No. That was too simple a horror.
Instead he gave her her worst fear: He’d made her a quadriplegic.
And that she couldn’t bear. That was all possible control stolen from her. Better to take her life. Better to just die now than to try to live with this horror.
Because she couldn’t.
She’d been strong. All her life she’d had to be strong. But she wasn’t this strong. Nobody could be this strong. Nobody could go through all she’d had to go through, recover as much as she had, and then have it taken away like this.
“Puh-please. . . .”
All she could do was turn her head towards him, begging him. Her body was some monstrous mound of dead flesh, attached to her only by flesh and bone. There was no connection with meaning. No nerve. No muscle. There was nothing there.

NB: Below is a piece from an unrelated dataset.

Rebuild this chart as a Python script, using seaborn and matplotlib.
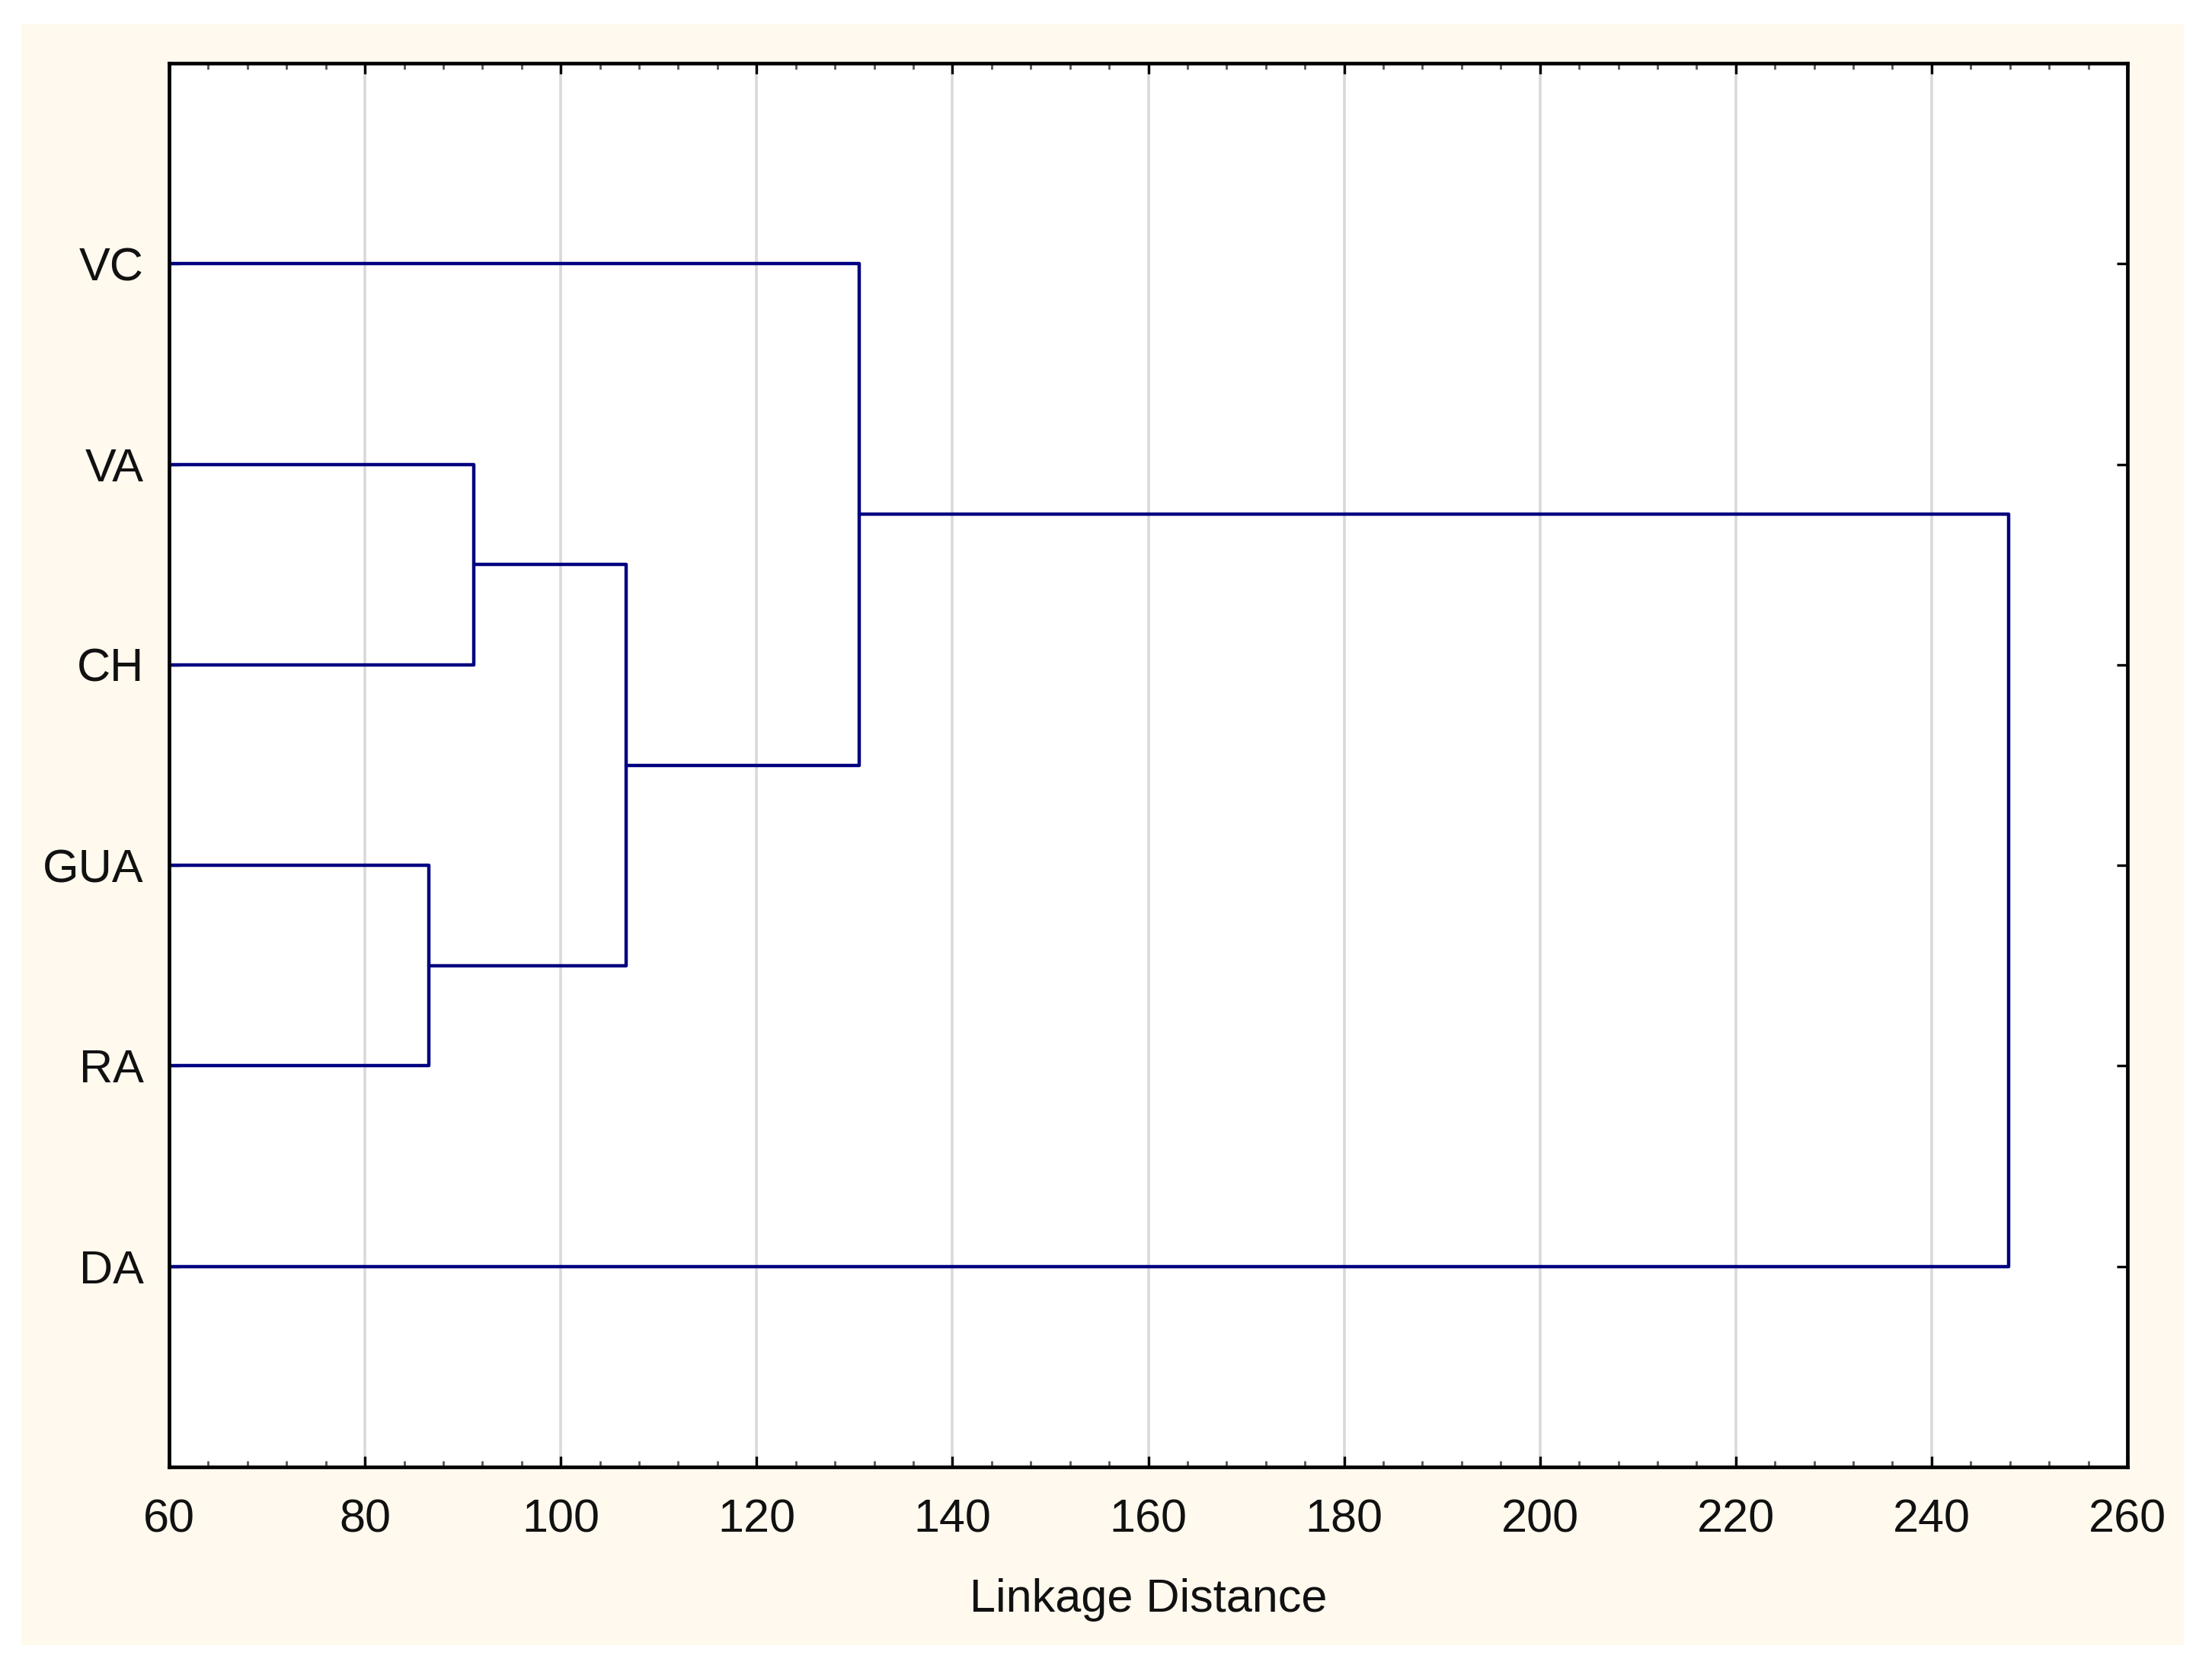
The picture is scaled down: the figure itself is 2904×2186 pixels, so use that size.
import numpy as np
import pandas as pd
import matplotlib
matplotlib.use("Agg")
import matplotlib.pyplot as plt
from matplotlib.ticker import MultipleLocator, FixedLocator
from matplotlib.patches import Rectangle
import seaborn as sns

# ---- data -------------------------------------------------------------
leaf_labels = ["VC", "VA", "CH", "GUA", "RA", "DA"]   # top -> bottom
# linkage: node ids 0..5 are leaves, new clusters get 6,7,...
merge_left = [3, 1, 7, 0, 9]
merge_right = [4, 2, 6, 8, 5]
merge_height = [86.5, 91.1, 106.7, 130.5, 247.9]
x_ticks = [60, 80, 100, 120, 140, 160, 180, 200, 220, 240, 260]
x_label = "Linkage Distance"

# ---- build dendrogram segments --------------------------------------
pos = {i: float(i) for i in range(len(leaf_labels))}
hgt = {i: 0.0 for i in range(len(leaf_labels))}
rows = []
for k, (a, b, h) in enumerate(zip(merge_left, merge_right, merge_height)):
    node = len(leaf_labels) + k
    ya, yb = pos[a], pos[b]
    xs = [hgt[a], h, h, hgt[b]]
    ys = [ya, ya, yb, yb]
    for xx, yy in zip(xs, ys):
        rows.append({"merge": k, "x": xx, "y": yy})
    pos[node] = (ya + yb) / 2.0
    hgt[node] = h
df = pd.DataFrame(rows)

# ---- style ------------------------------------------------------------
sns.set_theme(style="white")
plt.rcParams["font.family"] = ["Liberation Sans", "DejaVu Sans"]

fig = plt.figure(figsize=(14.52, 10.93), dpi=200, facecolor="white")
cream = "#FFF9EE"
fig.patches.append(Rectangle((28 / 2904, 1 - 2160 / 2186), (2867 - 28) / 2904,
                             (2160 - 32) / 2186, transform=fig.transFigure,
                             facecolor=cream, edgecolor="none", zorder=-10))

ax = fig.add_axes([222 / 2904, 1 - 1926 / 2186, (2793 - 222) / 2904, (1926 - 83) / 2186])
ax.set_facecolor("white")

navy = "#000080"
sns.lineplot(data=df, x="x", y="y", units="merge", estimator=None, sort=False,
             color=navy, linewidth=1.6, ax=ax, legend=False)

ax.set_xlim(60, 260)
ax.set_ylim(6, -1)
ax.xaxis.set_major_locator(FixedLocator(x_ticks))
ax.xaxis.set_minor_locator(MultipleLocator(4))
ax.set_yticks(range(len(leaf_labels)))
ax.set_yticklabels(leaf_labels)

ax.grid(True, axis="x", which="major", color="#d9d9d9", linewidth=1.3, zorder=0)
ax.grid(False, axis="y")
ax.set_axisbelow(True)

for sp in ax.spines.values():
    sp.set_visible(True)
    sp.set_color("black")
    sp.set_linewidth(1.7)

ax.tick_params(axis="x", which="major", direction="in", length=5, width=1.2,
               color="black", top=True, bottom=True, labelsize=22, pad=15)
ax.tick_params(axis="x", which="minor", direction="in", length=3, width=1.0,
               color="#555555", top=True, bottom=True)
ax.tick_params(axis="y", which="major", direction="in", length=5, width=1.2,
               color="black", left=True, right=True, labelsize=22, pad=12)

for lab in ax.get_xticklabels():
    lab.set_family(["Liberation Sans Narrow", "Liberation Sans", "DejaVu Sans"])
    lab.set_color("#111111")
for lab in ax.get_yticklabels():
    lab.set_color("#111111")

ax.set_xlabel(x_label, fontsize=22, labelpad=17, color="#111111",
              family=["Liberation Sans Narrow", "Liberation Sans", "DejaVu Sans"])
ax.set_ylabel("")

fig.savefig("out.png", dpi=200, facecolor="white")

She couldn’t live with it.
“Nuh-not . . . this. . . .”
But he was already turning his attention away and looking towards Janey.
4.
Bett grinned at his captive. They were hidden from sight and from hearing both at the bottom of one of the silos of the bay side of the quarry that lay almost midway between Mousehole and Newlyn. Apparently they still used these old silos to ship the stone
out to Germany and the like. But they didn’t use them at night; they certainly weren’t using them tonight. Bett had made sure of that.
And all he needed it for was the one night.
He’d tied the old man to a chair that he’d brought along for that purpose and now it was just the two of them, here on the edge. Walking the thin line.
“It’s you and me, old man,” he said.
He’d tried to impose his will on his captive, without success. He had to give the old man credit. Tom Little proved to have far more resistance to Bett’s mesmerizing than Bett had ever imagined he would. But it didn’t matter. It would just take a little longer, that was all.
And they had all night.
“Be a shame if I got hold of that cute little granddaughter of yours,” Bett said. “She already likes me—I can tell. Thinks I’m her step up to the big time.”
“You . . . you’re the reporter?”
Bett laughed. “In the flesh. To tell you the truth, I was hoping to grab her instead of you. I figure she’d squeal quicker and I do like to hear them squeal.”
The Gaffer spat at him, but that only made Bett laugh louder.
“Now here’s the game,” Bett said. “We’re going to make one more call to your sweet little granddaughter. She comes across with the goods, we’re all going to leave this place as friends. But if she doesn’t. . .”
He patted one of the three jerricans of gasoline that he had sitting beside him on the loose stones.
“If she doesn’t, you and I are going to have ourselves a weenie roast, old man.”
“You—”
“And then I’ll still go after her.”
“If I—”
“Yeah, yeah. If you were free. If I faced you like a man. Grow up, you old jerk. That’s not the way the game goes. Uh-uh,” he added as the Gaffer opened his mouth again. “Time to make our little phone call.”